Emilie Flöge era una adolescente cuando conoció al pintor, que contaba sus amantes por docenas. Era la cuarta hija de un artesano de la madera que prosperó gracias a las pipas de espuma de mar. Tenía dos hermanas –Pauline y Helene– y un hermano. Helene se casó con Ernst Klimt, hermano del artista, por lo que Gustav se convirtió en cuñado de la hermana de su amante.
El pintor la introdujo en el mundo de la bohemia, con sus artistas promiscuos, politoxicómanos de hachís, absenta y lujuria, sus modelos de equívoca reputación y sus mecenas decadentes.
Unidos por la sensualidad y el secreto, se veían casi a diario y pasaban los veranos juntos en la residencia campestre de los padres de ella en el lago de Atter. Él eludía el compromiso para tener las manos libres con otras mujeres. Ella lo sabía, pero profesaba las ideas del amor libre y supo aceptar que Klimt no había nacido para la monogamia. Él llegó a escribirle varias postales y tarjetas en un mismo día. Emilie ejercía como protectora, su independencia económica le permitió no ser una subordinada al servicio del genio, sino una musa intelectual y formal. Con la ayuda de él, abrió en la Mariahilfstrasse una tienda exclusiva de modas.
Diseñaba vestidos vanguardistas que llamaron la atención del mismísimo Paul Poiret, el más audaz de los modistos, viajaba a París para comprar tejidos en chez Chanel o chez Rodier.
Mezclaba la alta costura con la alta cultura. Jamás se casó.
Loco de amor. El mismo año, 1918, en que el imperio Austro-Húngaro, en las trincheras del frente, agotó sus últimos esplendores de águilas bicéfalas y de valses lánguidos, moría Gustav Klimt, loco del arte y del amor.
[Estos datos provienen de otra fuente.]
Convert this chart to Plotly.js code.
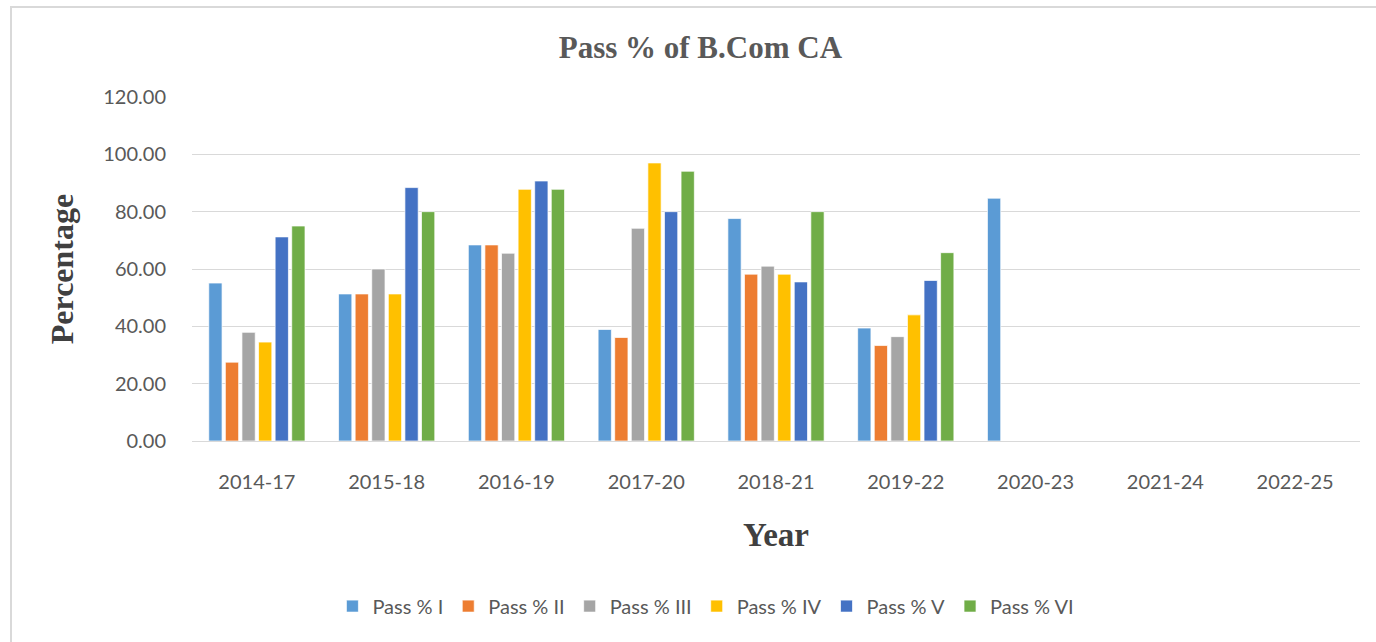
<!DOCTYPE html>
<html>
<head>
<meta charset="utf-8">
<script src="https://cdn.plot.ly/plotly-3.0.1.min.js"></script>
<style>
  html, body { margin: 0; padding: 0; background: #fff; }
  #wrap { position: relative; width: 1376px; height: 642px; overflow: hidden; }
  #chart { position: absolute; left: 0; top: 0; width: 1376px; height: 642px; }
  #frame { position: absolute; left: 10px; top: 6px; width: 1400px; height: 700px;
           border: 2px solid #d9d9d9; box-sizing: border-box; pointer-events: none; }
</style>
</head>
<body>
<div id="wrap">
  <div id="chart"></div>
  <div id="frame"></div>
</div>
<script>
const years = ["2014-17", "2015-18", "2016-19", "2017-20", "2018-21", "2019-22", "2020-23", "2021-24", "2022-25"];
const passI   = [55.1, 51.3, 68.4, 38.9, 77.6, 39.4, 84.7, null, null];
const passII  = [27.5, 51.3, 68.4, 36.1, 58.2, 33.3, null, null, null];
const passIII = [37.9, 60.0, 65.5, 74.2, 61.0, 36.4, null, null, null];
const passIV  = [34.5, 51.3, 87.8, 97.0, 58.2, 44.0, null, null, null];
const passV   = [71.2, 88.4, 90.7, 80.0, 55.5, 56.0, null, null, null];
const passVI  = [75.0, 80.0, 87.8, 94.1, 80.0, 65.7, null, null, null];
const seriesNames = ["Pass % I", "Pass % II", "Pass % III", "Pass % IV", "Pass % V", "Pass % VI"];
const yTicks = [0, 20, 40, 60, 80, 100, 120];

const seriesData = [passI, passII, passIII, passIV, passV, passVI];
const colors = ["#5B9BD5", "#ED7D31", "#A5A5A5", "#FFC000", "#4472C4", "#70AD47"];

const traces = seriesData.map((vals, i) => ({
  type: "bar",
  name: seriesNames[i],
  x: years,
  y: vals,
  marker: { color: colors[i], line: { color: "rgba(255,255,255,0.7)", width: 1 } },
  hoverinfo: "x+y+name"
}));

const tickFont = { family: "Lato, 'Open Sans', sans-serif", size: 20, color: "#595959" };
const serif = "'Liberation Serif', 'Times New Roman', serif";

const layout = {
  width: 1376,
  height: 642,
  paper_bgcolor: "rgba(0,0,0,0)",
  plot_bgcolor: "#fff",
  margin: { l: 192, r: 16, t: 97, b: 201 },
  barmode: "group",
  bargap: 0.233,
  bargroupgap: 0.2,
  title: {
    text: "Pass % of B.Com CA",
    font: { family: serif, size: 31, color: "#595959", weight: "bold" },
    x: 0.509, xref: "container", xanchor: "center",
    y: 0.927, yref: "container", yanchor: "middle"
  },
  xaxis: {
    type: "category",
    categoryorder: "array",
    categoryarray: years,
    tickfont: tickFont,
    showgrid: false,
    showline: true,
    linecolor: "#d9d9d9",
    linewidth: 1,
    ticks: "",
    ticklabelstandoff: 23,
    title: {
      text: "Year",
      font: { family: serif, size: 33, color: "#404040", weight: "bold" },
      standoff: 30
    }
  },
  yaxis: {
    range: [0, 120],
    tickvals: yTicks,
    ticktext: yTicks.map(v => v.toFixed(2)),
    tickfont: tickFont,
    showgrid: true,
    gridcolor: "#d9d9d9",
    gridwidth: 1,
    zeroline: false,
    showline: false,
    ticks: "",
    ticklabelstandoff: 25,
    title: {
      text: "Percentage",
      font: { family: serif, size: 32, color: "#404040", weight: "bold" },
      standoff: 20
    }
  },
  legend: {
    orientation: "h",
    x: 0.44, xanchor: "center",
    y: -0.48, yanchor: "middle",
    font: { family: "Lato, 'Open Sans', sans-serif", size: 20, color: "#595959" },
    itemwidth: 30,
    traceorder: "normal"
  },
  showlegend: true
};

Plotly.newPlot("chart", traces, layout, { displayModeBar: false, responsive: false });
</script>
</body>
</html>
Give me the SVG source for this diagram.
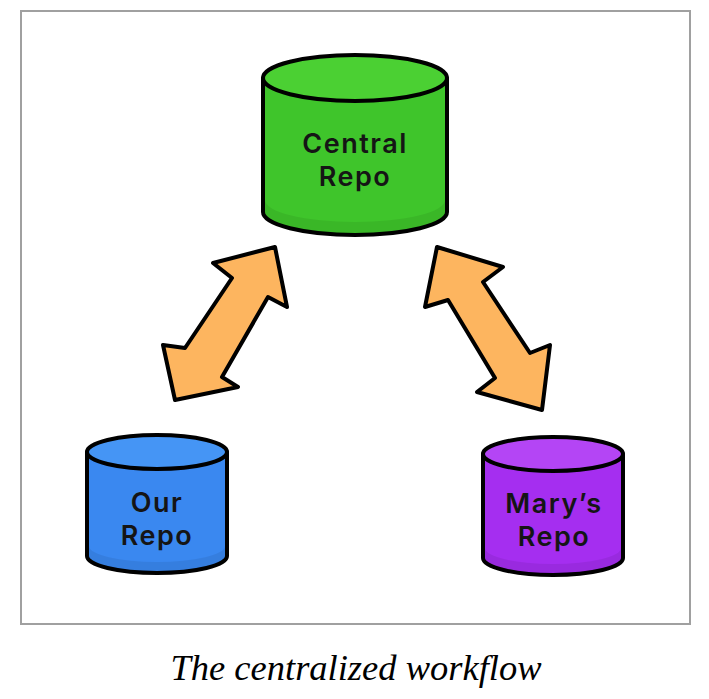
<svg xmlns="http://www.w3.org/2000/svg" width="709" height="699" viewBox="0 0 709 699">
<style>
.frame{fill:#fff;stroke:#a0a0a0;stroke-width:2}
.cyl{stroke:#000;stroke-width:4;stroke-linejoin:round}
.shade{fill:#000;opacity:0.07}
.lbl{font-family:Inter,"Liberation Sans",sans-serif;font-weight:600;font-size:27px;letter-spacing:1.5px;fill:#151515;text-anchor:middle}
.arrow{fill:#fdb55f;stroke:#000;stroke-width:4;stroke-linejoin:round}
.cap{font-family:"Liberation Serif",serif;font-style:italic;font-size:36.5px;fill:#000;text-anchor:middle}
</style>
<rect x="0" y="0" width="709" height="699" fill="#fff"/>
<rect class="frame" x="21" y="11" width="669" height="613"/>

<g id="central">
  <path class="cyl" fill="#3fc52b" d="M263,78 L263,212 A92,23 0 0 0 447,212 L447,78 Z"/>
  <path class="shade" d="M265,200 A90,22 0 0 0 445,200 L445,212 A90,22 0 0 1 265,212 Z"/>
  <ellipse class="cyl" fill="#4bd033" cx="355" cy="78" rx="92" ry="23"/>
  <text class="lbl" x="355" y="153">Central</text>
  <text class="lbl" x="355" y="186">Repo</text>
</g>

<g id="our">
  <path class="cyl" fill="#3a88f0" d="M87,452 L87,556 A70,17 0 0 0 227,556 L227,452 Z"/>
  <path class="shade" d="M89,546 A68,16 0 0 0 225,546 L225,556 A68,16 0 0 1 89,556 Z"/>
  <ellipse class="cyl" fill="#4595f5" cx="157" cy="452" rx="70" ry="17"/>
  <text class="lbl" x="157" y="512">Our</text>
  <text class="lbl" x="157" y="545">Repo</text>
</g>

<g id="mary">
  <path class="cyl" fill="#a52ef0" d="M483,454 L483,558 A70,17 0 0 0 623,558 L623,454 Z"/>
  <path class="shade" d="M485,548 A68,16 0 0 0 621,548 L621,558 A68,16 0 0 1 485,558 Z"/>
  <ellipse class="cyl" fill="#b445f5" cx="553" cy="454" rx="70" ry="17"/>
  <text class="lbl" x="554" y="513">Mary’s</text>
  <text class="lbl" x="554" y="546">Repo</text>
</g>

<g id="connectors">
  <polygon class="arrow" points="275,247 287,307 268,297 222,377 238,387 175,400 163,345 185,348 232,278 213,263"/>
  <polygon class="arrow" points="437,247 503,267 483,282 530,353 550,345 542,410 477,392 495,378 448,300 425,307"/>
</g>

<text class="cap" x="356" y="680">The centralized workflow</text>
</svg>
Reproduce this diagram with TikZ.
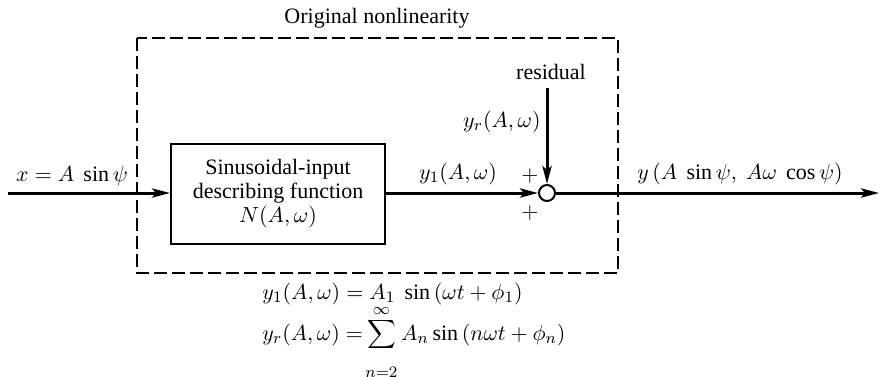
\documentclass[tikz,border=0pt]{standalone}
\usepackage{fontspec}
\setmainfont{Liberation Serif}
\usetikzlibrary{arrows.meta}
\begin{document}
\begin{tikzpicture}[x=0.5pt,y=-0.5pt,
  font=\fontsize{11}{13}\selectfont,
  sig/.style={line width=1.5pt},
  arr/.style={sig,-{Stealth[length=9pt,width=4.6pt,inset=2pt]}},
  blockbox/.style={draw,line width=1pt,minimum width=107pt,minimum height=50pt,align=center,inner sep=0pt},
  dashbox/.style={draw,line width=0.9pt,dash pattern=on 6.5pt off 2.5pt},
  sumnode/.style={draw,circle,line width=1pt,minimum size=8pt,inner sep=0pt,fill=white},
  lbl/.style={inner sep=0pt}]
\useasboundingbox (0,0) rectangle (881,376);
% dashed boundary
\coordinate (dtl) at (137,38);
\coordinate (dbr) at (618,273);
\draw[dashbox] (dtl) rectangle (dbr);
\node[lbl] (title) at (377,18) {Original nonlinearity};
% nodes
\coordinate (in) at (8,193);
\node[blockbox] (df) at (278,194) {Sinusoidal-input\\[-1pt] describing function\\[-1pt] $N(A,\omega)$};
\node[sumnode] (sum) at (547,193) {};
\coordinate (res) at (547,88);
\coordinate (out) at (879,193);
% connectors
\draw[arr] (in) -- (df.west |- in);
\draw[arr] (df.east |- sum) -- (sum.west);
\draw[arr] (res) -- (sum.north);
\draw[arr] (sum.east) -- (out);
% labels
\node[lbl] (xl) at (72,176) {$x = A\ \sin\psi$};
\node[lbl] (y1l) at (458,174) {$y_1(A,\omega)$};
\node[lbl] (resl) at (551,72) {residual};
\node[lbl,anchor=east] (yrl) at (541,122) {$y_r(A,\omega)$};
\node[lbl] (p1) at (530,176) {$+$};
\node[lbl] (p2) at (530,213) {$+$};
\node[lbl] (yl) at (740,174) {$y\,(A\ \sin\psi,\ A\omega\ \cos\psi)$};
% equations
\node[lbl,anchor=base west] (eq1) at (262,299) {$y_1(A,\omega) = A_1\ \sin\,(\omega t + \phi_1)$};
\node[lbl,anchor=base west] (eq2) at (262,340) {$y_r(A,\omega) =\!\displaystyle\sum_{\rule{0pt}{12pt}n=2}^{\infty} A_n \sin\,(n\omega t + \phi_n)$};
\end{tikzpicture}
\end{document}
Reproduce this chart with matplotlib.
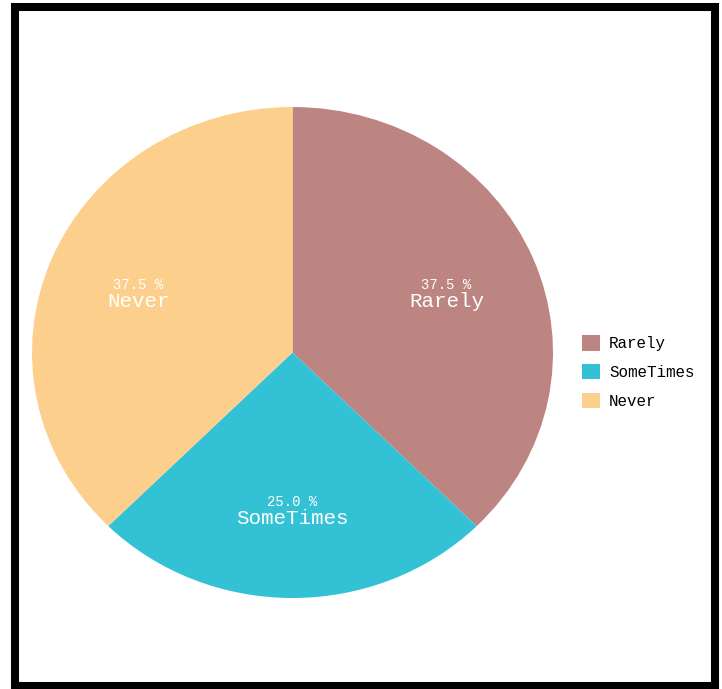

Sólo dos mujeres ocupaban su corazón en su última hora: Emilie Flogë, su Eva perenne, y la bailarina Cléo de Merode, su imposible Lilith, acaso la mujer más bella de su tiempo y acaso la única que se resistió al acoso del fauno.
En la autobiografía de la primaballerina, El ballet de mi vida, desfilan reyes como Leopoldo de Bélgica, escritores como Proust, músicos como Massenet, arquitectos como Adolf Loos, marqueses españoles, príncipes rusos, el Shah de Persia o el magnate Randolh Hearst, pero no hay una sola referencia al iluminado genio austriaco que pensaba en ella cuando componía su Danae y su Judith mientras su corazón proclamaba Gloria in excelsis Cleo.
'El beso'. En la obra más conocida de Klimt aparece el pintor con su amante Emilie Flöge.
Adele Bloch-Bauer en una foto de 1910.
El retrato de Adele Bloch-Bauer se vendió en 2006 por 107 millones de euros.